LAVA: Tobias Wallisser, Alexander Rieck, Chris Bosse
Team: Julian Fahrenkamp (PL), Angelika Hermann, Jan Kozerski, Mikolay Scibisz, Nicola Schunter, Paula Gonzalez, Güley Alagöz, Elise Elsacker, Myung Lee, Yuan Ma, Sebastian Schott, Stephan Albrecht, Stefanie Pesel
Wenzel+Wenzel: Matias Wenzel, Sven Becker, Thilo von Wintzingerode, Erik Muth
Team | Employees Engelsmann Peters, Stuttgart: Stephan Engelsmann, Stefan Peters, Christoph Dengler, Johannes Streib, Valerie Spalding, Christiane Kluge, Martin Beyer, Stefan Leitner, Verena Fuchs, Milos Dimcic)
Living Community: Youth Hostel by LAVA Architekten
Client: Bayrischer Jugendherbergsverband
Architect: LAVA, Wenzel + Wenzel
Structural engineering: Engelsmann Peters, Stuttgart
Location: Bayreuth (DE)
Even in its shape, the youth hostel seems to break new ground: surrounded by open space, it fits into the landscape as an enormous Y, thus reflecting its users: Generation Y. LAVA Architekten have focused particularly on the connection between the interior and exterior spaces. Open areas and sports fields are generous and connected to the youth hostel in various places: via a rooftop terrace, or in another place via a simple entrance on the ground floor.
The exterior views of the building show a longitudinal side that is glazed from floor to ceiling and surrounded by an organic-looking, white structure. This traces the connections to the open spaces and creates a visually fluid transition from interior to exterior. There are no sharp corners or edges, but rather soft, rounded borders. On the end faces, small horizontal wooden slats create a sleek conclusion.
The hostel offers space for 180 beds distributed over two storeys. These rooms are found in the fingers of the Y. A central communal area joins the two tracts as a communicative meeting point. A skylight brightens the room and sets the stage for the amphitheatre, which forms the heart of the foyer. Furthermore, there are a dining area, seminar rooms and sports facilities. The bespoke built-in modules are a special highlight; these unite the room dividers, wetrooms and bed niches, enabling a flexible, changeable furnishing concept. As needed, the intelligent system can join rooms with 2, 4 or 6 beds and ensure the best use of space along with innovative design.

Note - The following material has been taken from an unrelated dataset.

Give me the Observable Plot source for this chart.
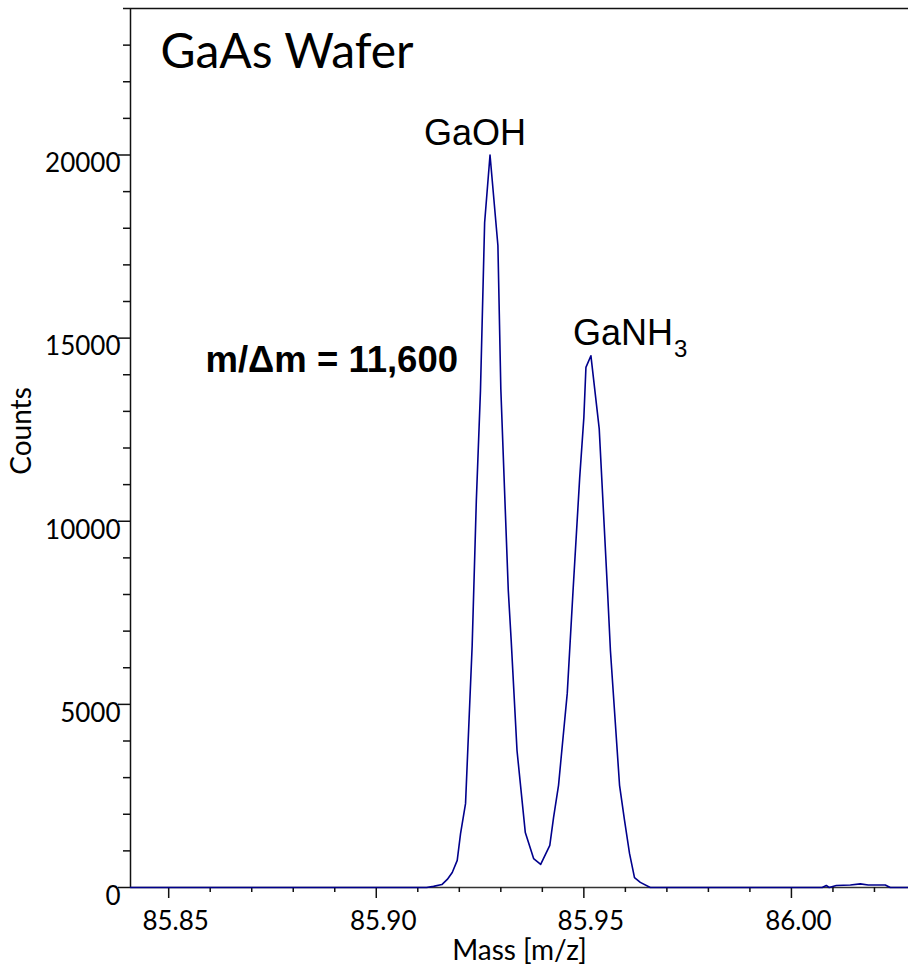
<!DOCTYPE html>
<html>
<head>
<meta charset="utf-8">
<script src="https://cdn.jsdelivr.net/npm/d3@7"></script>
<script src="https://cdn.jsdelivr.net/npm/@observablehq/plot@0.6"></script>
<style>
  body { margin: 0; background: #fff; }
  #chart svg { display: block; }
</style>
</head>
<body>
<div id="chart"></div>
<script>
// Mass spectrum of a GaAs wafer around m/z 86: GaOH and GaNH3 doublet
const mass = [
  85.8408, 85.9121, 85.9138, 85.9158, 85.9171, 85.9183, 85.9195, 85.9203,
  85.9215, 85.9231, 85.9241, 85.9251, 85.9261, 85.9274, 85.9293, 85.9300,
  85.9309, 85.9318, 85.9325, 85.9339, 85.9359, 85.9379, 85.9396, 85.9418,
  85.9427, 85.9439, 85.9460, 85.9474, 85.9490, 85.9500, 85.9505, 85.9517,
  85.9537, 85.9557, 85.9564, 85.9586, 85.9598, 85.9610, 85.9622, 85.9636,
  85.9660, 86.0074, 86.0084, 86.0091, 86.0108, 86.0142, 86.0166, 86.0185,
  86.0226, 86.0238, 86.0282
];
const counts = [
  0, 0, 30, 80, 220, 410, 740, 1470,
  2290, 6610, 10560, 13570, 18150, 20000, 17530, 13620,
  10840, 8110, 6740, 3740, 1500, 790, 630, 1150,
  1910, 2790, 5300, 8110, 11190, 12830, 14200, 14520,
  12530, 8110, 6470, 2790, 1830, 930, 270, 140,
  0, 0, 55, 0, 55, 70, 100, 70,
  70, 0, 0
];

// Axis ticks and labels
const xDomain = [85.8408, 86.0282];
const yDomain = [0, 24000];
const xMajor = [85.85, 85.90, 85.95, 86.00];
const xMinor = [85.86, 85.87, 85.88, 85.89, 85.91, 85.92, 85.93, 85.94,
                85.96, 85.97, 85.98, 85.99, 86.01, 86.02];
const yMajor = [0, 5000, 10000, 15000, 20000];
const yMinor = d3.range(1000, 24001, 1000).filter(v => v % 5000 !== 0);

const title = "GaAs Wafer";
const xLabel = "Mass [m/z]";
const yLabel = "Counts";
const resolution = "m/\u0394m = 11,600";

const spectrum = mass.map((m, i) => ({mass: m, counts: counts[i]}));

// Apex of each peak, used to anchor the species labels
const apexOH = d3.greatest(spectrum.filter(d => d.mass < 85.94), d => d.counts);
const apexNH = d3.greatest(spectrum.filter(d => d.mass > 85.94 && d.mass < 85.97), d => d.counts);

const axisColor = "#111";
const lineColor = "#00008c";
const sans = "Liberation Sans, Arial, sans-serif";

const chart = Plot.plot({
  width: 908,
  height: 966,
  marginLeft: 130,
  marginRight: 0,
  marginTop: 8,
  marginBottom: 79,
  style: {fontFamily: "Lato, sans-serif", fontSize: "26px", background: "#fff", color: "#000"},
  x: {domain: xDomain, axis: null},
  y: {domain: yDomain, axis: null},
  marks: [
    // frame: top edge, left axis line, baseline
    Plot.ruleY([yDomain[1]], {stroke: axisColor, strokeWidth: 1.5}),
    Plot.ruleX([xDomain[0]], {stroke: axisColor, strokeWidth: 1.5}),
    Plot.ruleY([0], {stroke: "#333", strokeWidth: 1.5}),

    // x ticks hang below the baseline
    Plot.ruleX(xMajor, {x: d => d, y1: 0, y2: 0, insetBottom: -11, stroke: axisColor, strokeWidth: 1.5}),
    Plot.ruleX(xMinor, {x: d => d, y1: 0, y2: 0, insetBottom: -5, stroke: axisColor, strokeWidth: 1.5}),
    Plot.text(xMajor, {
      x: d => d, frameAnchor: "bottom", text: d => d.toFixed(2),
      textAnchor: "middle", lineAnchor: "top", dx: 7, dy: 24, fontSize: 26, fill: "#000"
    }),

    // y ticks point left from the axis
    Plot.ruleY(yMajor, {y: d => d, x1: xDomain[0], x2: xDomain[0], insetLeft: -12, stroke: axisColor, strokeWidth: 1.5}),
    Plot.ruleY(yMinor, {y: d => d, x1: xDomain[0], x2: xDomain[0], insetLeft: -7, stroke: axisColor, strokeWidth: 1.5}),
    Plot.text(yMajor, {
      y: d => d, frameAnchor: "left", text: d => String(d),
      textAnchor: "end", lineAnchor: "middle", dx: -10, dy: 9, fontSize: 26, fill: "#000"
    }),

    // axis titles
    Plot.text([xLabel], {frameAnchor: "bottom", textAnchor: "middle", lineAnchor: "middle",
      dy: 64, fontSize: 28, fill: "#000"}),
    Plot.text([yLabel], {frameAnchor: "left", textAnchor: "middle", lineAnchor: "middle",
      rotate: -90, dx: -108, dy: -17, fontSize: 28, fill: "#000"}),

    // spectrum trace
    Plot.line(spectrum, {x: "mass", y: "counts", stroke: lineColor, strokeWidth: 1.6, strokeLinejoin: "round"}),

    // chart title inside the frame
    Plot.text([title], {frameAnchor: "top-left", textAnchor: "start", lineAnchor: "top",
      dx: 30, dy: 25, fontSize: 48, fill: "#000"}),

    // peak labels
    Plot.text([apexOH], {x: "mass", y: "counts", text: () => "GaOH",
      dx: -15, dy: -22, fontSize: 36, fontFamily: sans, fill: "#000"}),
    Plot.text([apexNH], {x: "mass", y: "counts", text: () => "GaNH",
      textAnchor: "start", dx: -18, dy: -22, fontSize: 36, fontFamily: sans, fill: "#000"}),
    Plot.text([apexNH], {x: "mass", y: "counts", text: () => "3",
      textAnchor: "start", dx: 83, dy: -6, fontSize: 24, fontFamily: sans, fill: "#000"}),

    // mass resolving power
    Plot.text([resolution], {frameAnchor: "top-left", textAnchor: "start", lineAnchor: "top",
      dx: 75, dy: 338, fontSize: 36.5, fontWeight: "bold", fontFamily: sans, fill: "#000"})
  ]
});

document.getElementById("chart").append(chart);
</script>
</body>
</html>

The structural, load-transferring elements have been conceptualized with a view to the future. They are located only on the façade and along the corridors, making later transformations possible. Inside, the construction beams also characterize the overall spatial impression. Unclad, they can be seen above and make visible the force paths of the building. Combined with rough materials such as exposed concrete and wooden surfaces, the give the interior space an authentic character. Vivid colours and a graphic guidance system harmoniously round out the modern design of the hostel.
Integration and communality are featured not only in the barrier-free plan, but also in the use of the building itself. Along with the largely customized offers for single people, families and wheelchair users, the hostel also employs many people with special needs.